Melissa Leong : in 2014 .. While Germany has agreed to take 40,000 refugees, (((((intersting shows how CHANGEs are progressing )))))______________________________________________________________________specialy as connected with Mandziuśri!TSEM TULKU &RINPOCHE before publications do.pls.RELAY ON REALITY(NOW?) even on estimated.______ We Are Here ____It’s 2016 after(annual) new year’s ~~”celebrations”~~ on germany’ streets.
Thank you Melissa for your report on the status of refugees in the Netherlands. Many refugees suffer because they are not wanted in other countries and they are not priority in their agendas. Many governments oblige themselves to take them in because it is a social responsibility of not seeing others suffer. However, this can be a very costly affair if not properly planned. And many governments are not keen to take on this humanitarian project.

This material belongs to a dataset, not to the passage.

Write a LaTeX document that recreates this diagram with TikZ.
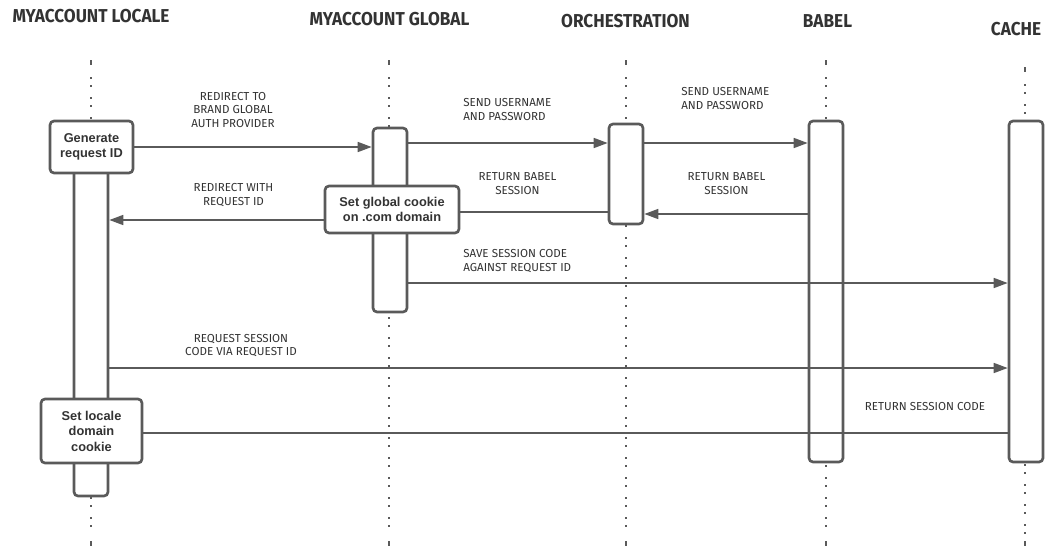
\documentclass[tikz,border=0pt]{standalone}
\usepackage{fontspec}
\setmainfont{Liberation Sans}
\newfontfamily\handfont{Fira Sans}
\newfontfamily\titlefont{Fira Sans}[FakeStretch=0.92]
\usetikzlibrary{arrows.meta}
\definecolor{ink}{HTML}{5A5A5A}
\definecolor{txt}{HTML}{333333}

\begin{document}
\begin{tikzpicture}[x=0.75pt,y=-0.75pt,
  lifeline/.style={draw=ink, line width=1.6pt, dash pattern=on 1.5pt off 4.5pt on 1.5pt off 7.5pt},
  lifecap/.style={draw=ink, line width=1.6pt},
  actbox/.style={draw=ink, fill=white, line width=2pt, rounded corners=3pt,
    minimum width=25.5pt, inner sep=0pt},
  notebox/.style={draw=ink, fill=white, line width=2pt, rounded corners=3pt, inner sep=0pt,
    font=\bfseries\fontsize{9.6}{11.6}\selectfont, text=txt, align=center},
  msg/.style={draw=ink, line width=1.2pt, -{Triangle[length=10.5pt,width=7.5pt]}},
  plainmsg/.style={draw=ink, line width=1.2pt},
  lbl/.style={font=\handfont\fontsize{8.7}{10.1}\selectfont, text=txt, inner sep=0pt},
  title/.style={font=\titlefont\bfseries\fontsize{14}{16}\selectfont, text=txt, inner sep=0pt}
]
\useasboundingbox (0,0) rectangle (1052,546);

% participant titles
\node[title] (tLocale) at (91,16.5)  {MYACCOUNT LOCALE};
\node[title] (tGlobal) at (389.5,19.5) {MYACCOUNT GLOBAL};
\node[title] (tOrch)   at (625.5,21) {ORCHESTRATION};
\node[title] (tBabel)  at (827.5,21) {BABEL};
\node[title] (tCache)  at (1016,29)  {CACHE};

% dotted lifelines
\foreach \lx/\ly in {91/60, 389/60, 626/60, 826/60, 1025/67}{
  \draw[lifecap]  (\lx,\ly) -- (\lx,\ly+5);
  \draw[lifeline] (\lx,\ly+17) -- (\lx,536);
  \draw[lifecap]  (\lx,541) -- (\lx,546);
}

% activation bars
\node[actbox, minimum height=259.5pt] (lact) at (91,323) {};
\node[actbox, minimum height=138pt]   (gact) at (390,220) {};
\node[actbox, minimum height=75pt]    (oact) at (626,174) {};
\node[actbox, minimum height=255.75pt] (bact) at (826,291.5) {};
\node[actbox, minimum height=255.75pt] (cact) at (1026,291.5) {};

% action notes
\node[notebox, minimum width=62.25pt, minimum height=39pt] (gen) at (91.5,147)
  {Generate\\request ID};
\node[notebox, minimum width=100.5pt, minimum height=35.25pt] (setg) at (392,209.5)
  {Set global cookie\\on .com domain};
\node[notebox, minimum width=75.75pt, minimum height=48pt] (setl) at (91.5,431)
  {Set locale\\domain\\cookie};

% message rows
\coordinate (r2) at (0,143);
\coordinate (r4) at (0,214);
\coordinate (r5) at (0,212);
\coordinate (r6) at (0,220);
\coordinate (r7) at (0,283);
\coordinate (r8) at (0,368);
\coordinate (r9) at (0,433);

% messages
\draw[msg] (gen.east) -- (gact.west |- gen.east);
\draw[msg] (gact.east |- r2) -- (oact.west |- r2);
\draw[msg] (oact.east |- r2) -- (bact.west |- r2);
\draw[msg] (bact.west |- r4) -- (oact.east |- r4);
\draw[plainmsg] (oact.west |- r5) -- (setg.east |- r5);
\draw[msg] (setg.west |- r6) -- (lact.east |- r6);
\draw[msg] (gact.east |- r7) -- (cact.west |- r7);
\draw[msg] (lact.east |- r8) -- (cact.west |- r8);
\draw[plainmsg] (cact.west |- r9) -- (setl.east |- r9);

% message labels
\node[lbl, align=center] (l1) at (233,110) {REDIRECT TO\\BRAND GLOBAL\\AUTH PROVIDER};
\node[lbl, align=left, anchor=west] (l2) at (463,109.5) {SEND USERNAME\\AND PASSWORD};
\node[lbl, align=left, anchor=west] (l3) at (681,98.5) {SEND USERNAME\\AND PASSWORD};
\node[lbl, align=center] (l4) at (726.5,183.5) {RETURN BABEL\\SESSION};
\node[lbl, align=center] (l5) at (517.5,183.5) {RETURN BABEL\\SESSION};
\node[lbl, align=center] (l6) at (233.5,195) {REDIRECT WITH\\REQUEST ID};
\node[lbl, align=left, anchor=west] (l7) at (463,261) {SAVE SESSION CODE\\AGAINST REQUEST ID};
\node[lbl, align=center] (l8) at (241,345.5) {REQUEST SESSION\\CODE VIA REQUEST ID};
\node[lbl, align=center] (l9) at (925,406) {RETURN SESSION CODE};
\end{tikzpicture}
\end{document}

What is disturbing is that the Netherlands allow themselves to drag on their internal bureaucracy at the expense of refugees suffering more because it is a financial burden. They don’t realize that all refugees want is a chance to better livelihood that their countries could not provide. So if the government can invest in assimilating them in to the Netherlands and have them join the working force, the new citizens can contribute back to the Netherlands when they pay for their income tax. The longer they delay the assimilation process, the more costly it is to have them reside in the country.
European countries are supposed to be developed countries and democratic, which is supposed to be the most effective and efficient form of government. So why are issues like this so difficult to resolve? Sometimes, too many people involved in giving their opinions can cause unnecessary delays, resulting in unnecessary sufferings.